The deal between the European Union and the South American trading bloc Mercosur requires Brazil to abide by the Paris climate accord. The climate pact aims to end illegal deforestation in the Amazon by 2030.

But Bolsonaro, who favors development in the Amazon to lift Brazil up from four years of economic stagnation, has threatened to pull out of the Paris agreement. He refused to meet with France’s foreign minister last month to discuss the deal, opting instead to get a haircut. Which he live-streamed.

Brazilian President Jair Bolsonaro has encouraged development in the Amazon. (Eraldo Peres/AP)

Now deforestation is surging, and Europeans are calling for action.

“Europe must not stand idly by, as a prejudiced and hate-driven skeptic of science sacrifices vast jungle areas for cattle farmers and soybean crops,” Germany’s Der Spiegel wrote on Monday. The newspaper is one of at least two in Germany to call for sanctions.

Brazil’s environmental ministry said last week that it would shut down the steering committee that selects projects to fight deforestation and redirect the money to compensate farmers whose land had been expropriated. Germany froze $39 million in aid; Norway cut $33 million.

Illegal deforestation has been increasing for years. Cattle ranchers burn the rainforest to clear land for cows. Forest fires have spiked this year, and the effects are visible: Smoke from the fires enveloped Sao Paulo on Monday in an eerie midday darkness.

Bolsonaro, who was elected last year with the support of Brazil’s powerful agricultural lobby, has said he is reclaiming the Amazon “for Brazilians.” He has promised to relax the environmental permitting process for building dams and has railed against fines issued by the country’s environmental regulation agency.

Yet scientists worry the deforestation could be reaching a point of no return. If an additional 3 to 8 percent of the Amazon is destroyed, they estimate, the process will begin to feed on itself, and the forest will cease to grow back. 

Bolsonaro was already under fire after data from Brazil’s National Institute for Space Research this month revealed deforestation spiked 88 percent in June compared with the same period last year. Bolsonaro claimed the data was false and fired the head of the agency.

“We cannot accept sensationalism or the disclosure of inaccurate numbers that cause great damage to Brazil’s image,” Bolsonaro said.

Last week, Bolsonaro accused Germany of trying to “buy” the Amazon.

“I would like to give a message to the beloved Angela Merkel,” Bolsonaro told Brazilian media. “Take your dough and reforest Germany, okay? It's much more needed there than here.”

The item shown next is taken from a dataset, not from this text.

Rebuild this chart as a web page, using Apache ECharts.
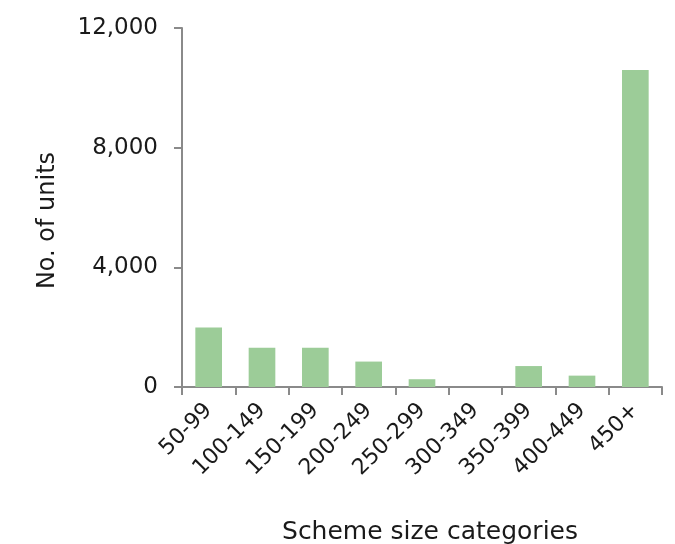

He also criticized Norway for its oil and whale-hunting industries. But he tweeted a bloody video of a “grind,” a hunting technique characteristic of Denmark’s Faroe Islands, not Norway.

Mauricio Santoro, a professor of international relations at Rio de Janeiro’s state university, said Brazil’s “climate change denial” is “isolating the country” — and can have economic consequences.

“This is Brazil’s largest partnership program, and Brazil doesn’t really have an alternative for these resources,” he said.

Now local leaders are scrambling to strike a deal with the European countries that bypasses Brasilia.

Governors of the nine Amazon states said they “regretted that the position of the Brazilian government had led to a suspension of resources,” and they hoped to preside directly over the funds.

Meanwhile, Bolsonaro’s critics at home celebrated the decision to cut aid. 

“These countries are right, it is the government that is wrong,” former Brazilian environmental minister Marina Silva told the magazine Epoca. “The minute the government proposed using the funds to regulate illegally occupied land, not only did they defy the objective of the fund, but they financed actions that would contribute to the destruction of the rainforest.”